- Task details
Write out the material again word for word, dropping any images it holds.
..............................
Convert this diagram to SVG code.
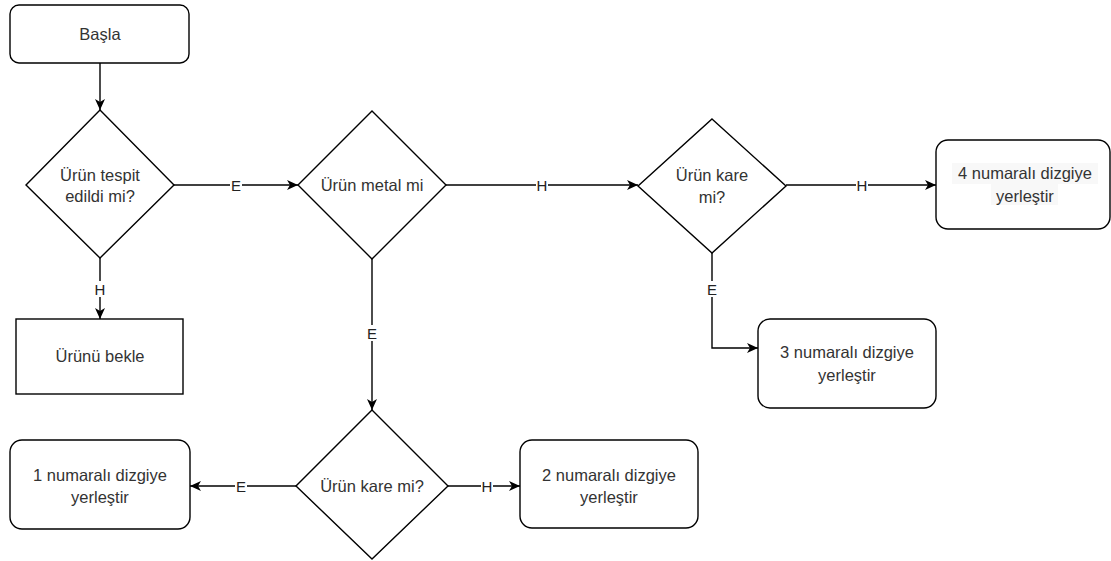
<svg xmlns="http://www.w3.org/2000/svg" width="1111" height="561" viewBox="0 0 1111 561">
<defs>
<marker id="arr" markerUnits="userSpaceOnUse" markerWidth="12" markerHeight="10" viewBox="0 0 12 10" refX="11" refY="5" orient="auto">
<path d="M0,0 L11,5 L0,10 L3,5 z" fill="#000"/>
</marker>
<style>
.node{fill:#fff;stroke:#000;stroke-width:1.4}
.t{font-family:"Liberation Sans",Arial,sans-serif;font-size:16.5px;fill:#333;text-anchor:middle;dominant-baseline:central}
.e{fill:none;stroke:#000;stroke-width:1.4;marker-end:url(#arr)}
.lbl{font-family:"Liberation Sans",Arial,sans-serif;font-size:15px;fill:#222;text-anchor:middle;dominant-baseline:central}
.lb{fill:#fff}
</style>
</defs>
<rect width="1111" height="561" fill="#fff"/>
<g id="connectors">
<path class="e" d="M100,63 V110"/>
<path class="e" d="M174,185 H298"/>
<path class="e" d="M446,185 H638"/>
<path class="e" d="M786,185 H936"/>
<path class="e" d="M712,253 V348 H758"/>
<path class="e" d="M100,258 V319"/>
<path class="e" d="M372,259 V410"/>
<path class="e" d="M296,486 H190"/>
<path class="e" d="M448,486 H520"/>
<g id="labels">
<rect class="lb" x="230" y="177" width="12" height="16"/><text class="lbl" x="236" y="185">E</text>
<rect class="lb" x="536" y="177" width="12" height="16"/><text class="lbl" x="542" y="185">H</text>
<rect class="lb" x="856" y="177" width="12" height="16"/><text class="lbl" x="862" y="185">H</text>
<rect class="lb" x="706" y="281" width="12" height="16"/><text class="lbl" x="712" y="289">E</text>
<rect class="lb" x="94" y="281" width="12" height="16"/><text class="lbl" x="100" y="289">H</text>
<rect class="lb" x="366" y="325" width="12" height="16"/><text class="lbl" x="372" y="333">E</text>
<rect class="lb" x="235" y="478" width="12" height="16"/><text class="lbl" x="241" y="486">E</text>
<rect class="lb" x="481" y="478" width="12" height="16"/><text class="lbl" x="487" y="486">H</text>
</g>
</g>
<g id="start">
<rect class="node" x="10" y="5" width="179" height="58" rx="9"/>
<text class="t" x="100" y="34">Başla</text>
</g>
<g id="d1">
<path class="node" d="M100,110 L174,185 L100,258 L26,185 Z"/>
<text class="t" x="100" y="175">Ürün tespit</text>
<text class="t" x="100" y="196">edildi mi?</text>
</g>
<g id="wait">
<rect class="node" x="16" y="319" width="167" height="75"/>
<text class="t" x="100" y="356">Ürünü bekle</text>
</g>
<g id="d2">
<path class="node" d="M372,111 L446,185 L372,259 L298,185 Z"/>
<text class="t" x="372" y="185">Ürün metal mi</text>
</g>
<g id="d3">
<path class="node" d="M712,119 L786,186 L712,253 L638,186 Z"/>
<text class="t" x="712" y="175">Ürün kare</text>
<text class="t" x="712" y="197">mi?</text>
</g>
<g id="b4">
<rect class="node" x="936" y="140" width="174" height="89" rx="12"/>
<rect x="952" y="163" width="146" height="21" fill="#f8f8f8"/>
<rect x="991" y="184" width="67" height="21" fill="#f8f8f8"/>
<text class="t" x="1025" y="173">4 numaralı dizgiye</text>
<text class="t" x="1025" y="196">yerleştir</text>
</g>
<g id="b3">
<rect class="node" x="758" y="319" width="178" height="89" rx="12"/>
<text class="t" x="847" y="352">3 numaralı dizgiye</text>
<text class="t" x="847" y="375">yerleştir</text>
</g>
<g id="d4">
<path class="node" d="M372,410 L448,486 L372,559 L296,486 Z"/>
<text class="t" x="372" y="486">Ürün kare mi?</text>
</g>
<g id="b1">
<rect class="node" x="10" y="440" width="180" height="89" rx="12"/>
<text class="t" x="100" y="475">1 numaralı dizgiye</text>
<text class="t" x="100" y="497">yerleştir</text>
</g>
<g id="b2">
<rect class="node" x="520" y="440" width="178" height="88" rx="12"/>
<text class="t" x="609" y="475">2 numaralı dizgiye</text>
<text class="t" x="609" y="497">yerleştir</text>
</g>
</svg>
..............................
- Answer below
Convert this diagram to SVG code.
<svg xmlns="http://www.w3.org/2000/svg" width="1111" height="561" viewBox="0 0 1111 561">
<defs>
<marker id="arr" markerUnits="userSpaceOnUse" markerWidth="12" markerHeight="10" viewBox="0 0 12 10" refX="11" refY="5" orient="auto">
<path d="M0,0 L11,5 L0,10 L3,5 z" fill="#000"/>
</marker>
<style>
.node{fill:#fff;stroke:#000;stroke-width:1.4}
.t{font-family:"Liberation Sans",Arial,sans-serif;font-size:16.5px;fill:#333;text-anchor:middle;dominant-baseline:central}
.e{fill:none;stroke:#000;stroke-width:1.4;marker-end:url(#arr)}
.lbl{font-family:"Liberation Sans",Arial,sans-serif;font-size:15px;fill:#222;text-anchor:middle;dominant-baseline:central}
.lb{fill:#fff}
</style>
</defs>
<rect width="1111" height="561" fill="#fff"/>
<g id="connectors">
<path class="e" d="M100,63 V110"/>
<path class="e" d="M174,185 H298"/>
<path class="e" d="M446,185 H638"/>
<path class="e" d="M786,185 H936"/>
<path class="e" d="M712,253 V348 H758"/>
<path class="e" d="M100,258 V319"/>
<path class="e" d="M372,259 V410"/>
<path class="e" d="M296,486 H190"/>
<path class="e" d="M448,486 H520"/>
<g id="labels">
<rect class="lb" x="230" y="177" width="12" height="16"/><text class="lbl" x="236" y="185">E</text>
<rect class="lb" x="536" y="177" width="12" height="16"/><text class="lbl" x="542" y="185">H</text>
<rect class="lb" x="856" y="177" width="12" height="16"/><text class="lbl" x="862" y="185">H</text>
<rect class="lb" x="706" y="281" width="12" height="16"/><text class="lbl" x="712" y="289">E</text>
<rect class="lb" x="94" y="281" width="12" height="16"/><text class="lbl" x="100" y="289">H</text>
<rect class="lb" x="366" y="325" width="12" height="16"/><text class="lbl" x="372" y="333">E</text>
<rect class="lb" x="235" y="478" width="12" height="16"/><text class="lbl" x="241" y="486">E</text>
<rect class="lb" x="481" y="478" width="12" height="16"/><text class="lbl" x="487" y="486">H</text>
</g>
</g>
<g id="start">
<rect class="node" x="10" y="5" width="179" height="58" rx="9"/>
<text class="t" x="100" y="34">Başla</text>
</g>
<g id="d1">
<path class="node" d="M100,110 L174,185 L100,258 L26,185 Z"/>
<text class="t" x="100" y="175">Ürün tespit</text>
<text class="t" x="100" y="196">edildi mi?</text>
</g>
<g id="wait">
<rect class="node" x="16" y="319" width="167" height="75"/>
<text class="t" x="100" y="356">Ürünü bekle</text>
</g>
<g id="d2">
<path class="node" d="M372,111 L446,185 L372,259 L298,185 Z"/>
<text class="t" x="372" y="185">Ürün metal mi</text>
</g>
<g id="d3">
<path class="node" d="M712,119 L786,186 L712,253 L638,186 Z"/>
<text class="t" x="712" y="175">Ürün kare</text>
<text class="t" x="712" y="197">mi?</text>
</g>
<g id="b4">
<rect class="node" x="936" y="140" width="174" height="89" rx="12"/>
<rect x="952" y="163" width="146" height="21" fill="#f8f8f8"/>
<rect x="991" y="184" width="67" height="21" fill="#f8f8f8"/>
<text class="t" x="1025" y="173">4 numaralı dizgiye</text>
<text class="t" x="1025" y="196">yerleştir</text>
</g>
<g id="b3">
<rect class="node" x="758" y="319" width="178" height="89" rx="12"/>
<text class="t" x="847" y="352">3 numaralı dizgiye</text>
<text class="t" x="847" y="375">yerleştir</text>
</g>
<g id="d4">
<path class="node" d="M372,410 L448,486 L372,559 L296,486 Z"/>
<text class="t" x="372" y="486">Ürün kare mi?</text>
</g>
<g id="b1">
<rect class="node" x="10" y="440" width="180" height="89" rx="12"/>
<text class="t" x="100" y="475">1 numaralı dizgiye</text>
<text class="t" x="100" y="497">yerleştir</text>
</g>
<g id="b2">
<rect class="node" x="520" y="440" width="178" height="88" rx="12"/>
<text class="t" x="609" y="475">2 numaralı dizgiye</text>
<text class="t" x="609" y="497">yerleştir</text>
</g>
</svg>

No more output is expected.